While discussing some popular technical indicators earlier, we have briefly described the RSI indicator. Now in this section, let us elaborate on the concept and learn how to use the RSI indicator as a tool in technical analysis.

What is the RSI indicator?

The Relative Strength Index (RSI) is a momentum indicator developed by renowned technical analyst Welles Wilder that compares the magnitude of recent gains and losses over a specified time period to measure speed and change of price movements of a security. It is primarily used to attempt to identify overbought or oversold conditions in the trading of an asset.

The overbought region refers to the case where the RSI oscillator has moved into a region of significant buying pressure relative to the recent past and is often an indication that an upward trend momentum may slow down. Similarly, the oversold region refers to the lower part of the momentum oscillator where there is a significant amount of selling pressure relative to the recent past.

The RSI is a price-following oscillator that ranges between 0 and 100. Generally, technical analysts use 30 oversold and 70 overbought lines to generate the buy and sell signals.

  • Go long when the indicator moves from below to above the oversold line of 30.
  • Go short when the indicator moves from above to below the overbought line of 70.
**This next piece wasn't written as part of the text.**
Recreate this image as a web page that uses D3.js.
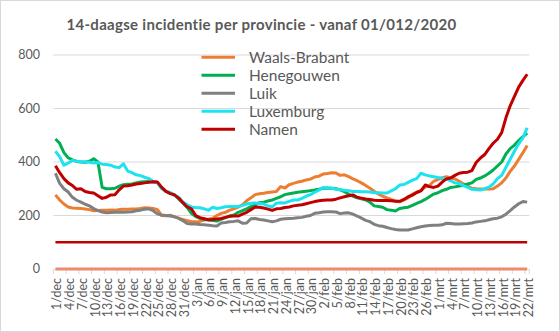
<!DOCTYPE html>
<html><head><meta charset="utf-8">
<script src="https://cdn.jsdelivr.net/npm/d3@7"></script>
<style>
html,body{margin:0;padding:0;background:#fff;}
svg{display:block;font-family:Lato,"Open Sans",sans-serif;}
</style></head>
<body><div id="chart"></div>
<script>
const title = "14-daagse incidentie per provincie - vanaf 01/012/2020";
const categories = [
"1/dec","2/dec","3/dec","4/dec","5/dec","6/dec","7/dec","8/dec","9/dec","10/dec","11/dec","12/dec","13/dec","14/dec","15/dec","16/dec","17/dec","18/dec","19/dec","20/dec","21/dec","22/dec","23/dec","24/dec","25/dec","26/dec","27/dec","28/dec","29/dec","30/dec","31/dec",
"1/jan","2/jan","3/jan","4/jan","5/jan","6/jan","7/jan","8/jan","9/jan","10/jan","11/jan","12/jan","13/jan","14/jan","15/jan","16/jan","17/jan","18/jan","19/jan","20/jan","21/jan","22/jan","23/jan","24/jan","25/jan","26/jan","27/jan","28/jan","29/jan","30/jan","31/jan",
"1/feb","2/feb","3/feb","4/feb","5/feb","6/feb","7/feb","8/feb","9/feb","10/feb","11/feb","12/feb","13/feb","14/feb","15/feb","16/feb","17/feb","18/feb","19/feb","20/feb","21/feb","22/feb","23/feb","24/feb","25/feb","26/feb","27/feb","28/feb",
"1/mrt","2/mrt","3/mrt","4/mrt","5/mrt","6/mrt","7/mrt","8/mrt","9/mrt","10/mrt","11/mrt","12/mrt","13/mrt","14/mrt","15/mrt","16/mrt","17/mrt","18/mrt","19/mrt","20/mrt","21/mrt","22/mrt"];
const tickLabels = ["1/dec","4/dec","7/dec","10/dec","13/dec","16/dec","19/dec","22/dec","25/dec","28/dec","31/dec","3/jan","6/jan","9/jan","12/jan","15/jan","18/jan","21/jan","24/jan","27/jan","30/jan","2/feb","5/feb","8/feb","11/feb","14/feb","17/feb","20/feb","23/feb","26/feb","1/mrt","4/mrt","7/mrt","10/mrt","13/mrt","16/mrt","19/mrt","22/mrt"];
const yTicks = [0,200,400,600,800];
const seriesNames = ["Waals-Brabant","Henegouwen","Luik","Luxemburg","Namen"];
const waalsBrabant = [277,258,243,232,228,227,226,224,222,218,219,220,220,221,220,222,223,223,224,224,226,229,228,226,222,200,199,201,196,189,185,181,177,177,178,183,186,190,200,208,212,220,225,231,240,255,266,278,281,283,286,288,290,308,303,315,320,325,328,333,336,344,347,355,357,360,359,350,352,345,337,330,322,312,302,291,280,272,266,260,254,251,258,266,280,287,293,306,312,328,335,340,345,340,337,328,318,310,302,300,299,299,299,300,310,322,340,365,385,410,435,462];
const henegouwen = [486,470,435,416,408,402,400,399,403,412,400,305,300,300,302,310,315,317,318,322,325,326,327,326,323,305,290,285,277,262,247,230,208,196,189,186,183,181,179,186,192,198,202,212,218,225,233,240,248,250,254,258,264,270,278,281,284,287,289,291,293,295,298,302,302,302,300,296,289,280,272,266,262,258,250,236,234,231,222,220,217,226,229,231,238,245,252,260,270,280,285,293,298,305,307,310,313,318,322,335,340,348,358,370,385,400,430,450,463,480,495,508];
const luik = [358,320,300,288,268,257,250,242,236,226,218,213,210,211,212,212,212,213,214,218,220,223,225,218,206,202,200,198,195,190,180,170,168,168,166,165,164,162,161,172,174,177,178,180,171,172,188,189,185,183,180,177,180,186,188,189,190,192,193,197,200,208,210,213,214,214,213,207,209,210,205,198,190,182,177,167,162,160,155,151,148,146,146,146,150,154,158,161,163,164,164,165,171,170,168,168,169,170,172,176,178,180,184,188,190,195,205,218,232,244,252,250];
const luxemburg = [440,420,388,396,406,403,401,401,399,396,398,392,391,388,381,379,393,366,360,352,349,343,338,327,322,300,290,285,276,268,250,240,232,230,229,225,220,231,226,229,233,234,234,234,238,243,246,247,245,243,236,232,246,248,247,253,258,258,264,272,278,287,295,305,304,302,298,296,294,293,290,290,289,289,288,285,285,284,284,292,300,314,316,324,332,338,358,352,348,345,342,340,336,330,322,320,312,305,298,296,295,300,306,318,338,350,380,410,440,468,490,528];
const namen = [386,360,338,322,312,298,300,290,286,284,274,264,268,277,278,296,310,311,314,318,320,322,324,326,325,305,290,282,277,265,248,232,225,200,192,188,184,185,187,189,193,197,198,198,205,212,222,232,231,228,224,219,225,226,230,232,236,238,240,244,248,252,255,257,258,258,261,266,270,274,277,268,265,262,260,257,256,256,256,255,253,253,260,270,276,286,292,314,308,305,310,325,337,340,350,358,361,362,368,398,415,428,450,470,485,510,565,610,645,680,705,728];
const thresholdHigh = 100;
const thresholdLow = 0;
const colors = ["#ED7D31","#00B050","#808080","#1DE3F0","#C00000"];

const W = 560, H = 332;
const svg = d3.select("#chart").append("svg").attr("width", W).attr("height", H);
svg.append("rect").attr("x",0.5).attr("y",0.5).attr("width",W-1).attr("height",H-1)
  .attr("fill","#fff").attr("stroke","#D9D9D9");

const x = d3.scaleBand().domain(categories).range([53.3, 529.3]).padding(0);
const bw = x.bandwidth();
const cx = d => x(d) + bw/2;
const y = d3.scaleLinear().domain([0, 800]).range([269, 55]);

// gridlines
svg.append("g").selectAll("line").data(yTicks.filter(d => d > 0)).join("line")
  .attr("x1", 53.3).attr("x2", 529.3).attr("y1", d => y(d)).attr("y2", d => y(d))
  .attr("stroke", "#D9D9D9").attr("stroke-width", 1);

// y labels
svg.append("g").selectAll("text").data(yTicks).join("text")
  .attr("x", 40).attr("y", d => y(d)).attr("dy", "0.35em").attr("text-anchor", "end")
  .attr("font-size", 12.5).attr("fill", "#595959").text(d => d);

// x axis line and ticks
svg.append("line").attr("x1", 53.3).attr("x2", 529.3).attr("y1", y(0)+0.5).attr("y2", y(0)+0.5)
  .attr("stroke", "#D9D9D9");
const tickPos = tickLabels.map(l => x(l)).concat([529.3]);
svg.append("g").selectAll("line").data(tickPos).join("line")
  .attr("x1", d => d).attr("x2", d => d).attr("y1", y(0)).attr("y2", y(0)+5)
  .attr("stroke", "#D9D9D9");
svg.append("g").selectAll("text").data(tickLabels).join("text")
  .attr("transform", d => `translate(${cx(d)+1.5},${y(0)+9}) rotate(-90)`)
  .attr("text-anchor", "end").attr("dy", "0.35em")
  .attr("font-size", 12.5).attr("fill", "#595959").text(d => d);

const line = d3.line().x((d, i) => cx(categories[i])).y(d => y(d));

// reference lines
svg.append("path").datum(categories.map(() => thresholdLow))
  .attr("d", line).attr("fill", "none").attr("stroke", "#F08A6E").attr("stroke-width", 3);
svg.append("path").datum(categories.map(() => thresholdHigh))
  .attr("d", line).attr("fill", "none").attr("stroke", "#C00000").attr("stroke-width", 2.5);

const allSeries = [waalsBrabant, henegouwen, luik, luxemburg, namen];
svg.append("g").selectAll("path").data(allSeries).join("path")
  .attr("d", line).attr("fill", "none")
  .attr("stroke", (d, i) => colors[i]).attr("stroke-width", 3)
  .attr("stroke-linejoin", "round");

// legend
const lg = svg.append("g");
seriesNames.forEach((n, i) => {
  const ly = 57.3 + i * 18;
  lg.append("line").attr("x1", 201.5).attr("x2", 235).attr("y1", ly).attr("y2", ly)
    .attr("stroke", colors[i]).attr("stroke-width", 3);
  lg.append("text").attr("x", 249).attr("y", ly + 5.5).attr("font-size", 15.5)
    .attr("fill", "#595959").text(n);
});

// title
svg.append("text").attr("x", 261.5).attr("y", 29.5).attr("text-anchor", "middle")
  .attr("font-size", 15).attr("letter-spacing", 0.3).attr("font-weight", "bold").attr("fill", "#595959").text(title);
</script>
</body></html>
Note here that the direction of crossing is important; the indicator needs to first go past the overbought/oversold lines and then cross back through them. Overbought and oversold region is shown in the chart below:

The other means of using RSI is to look at divergences between price peaks/troughs and indicator peaks/ troughs. If the price makes a new higher peak but the indicator does not make a corresponding higher peak this indicates there is less power driving the new price high. The momentum behind the price rise is low. Since there is less power or support for the new higher price a reversal could be expected. 

Similarly if the price makes a new lower trough but the momentum indicator does not make a corresponding lower trough, then it can be surmised that the downward movement is running out of strength and a reversal upward could soon be expected. 

This is illustrated in the chart below.

A bullish divergence represents upward price pressure and a bearish divergence represents downward price pressure.

How is the relative strength index calculated?

The relative strength index is calculated using the following formula:

RSI=100−100/(1+RS) 

Where RS = Average gain of up periods during the specified time frame / Average loss of down periods during the specified time frame.

The RSI provides a relative evaluation of the strength of a security's recent price performance, thus making it a momentum indicator. 

RSI values range from 0 to 100. The default time frame for comparing up periods to down periods is 14, as in 14 trading days. However if you are using RSI on weekly charts a 5- period RSI is recommended compared to 14-period RSI.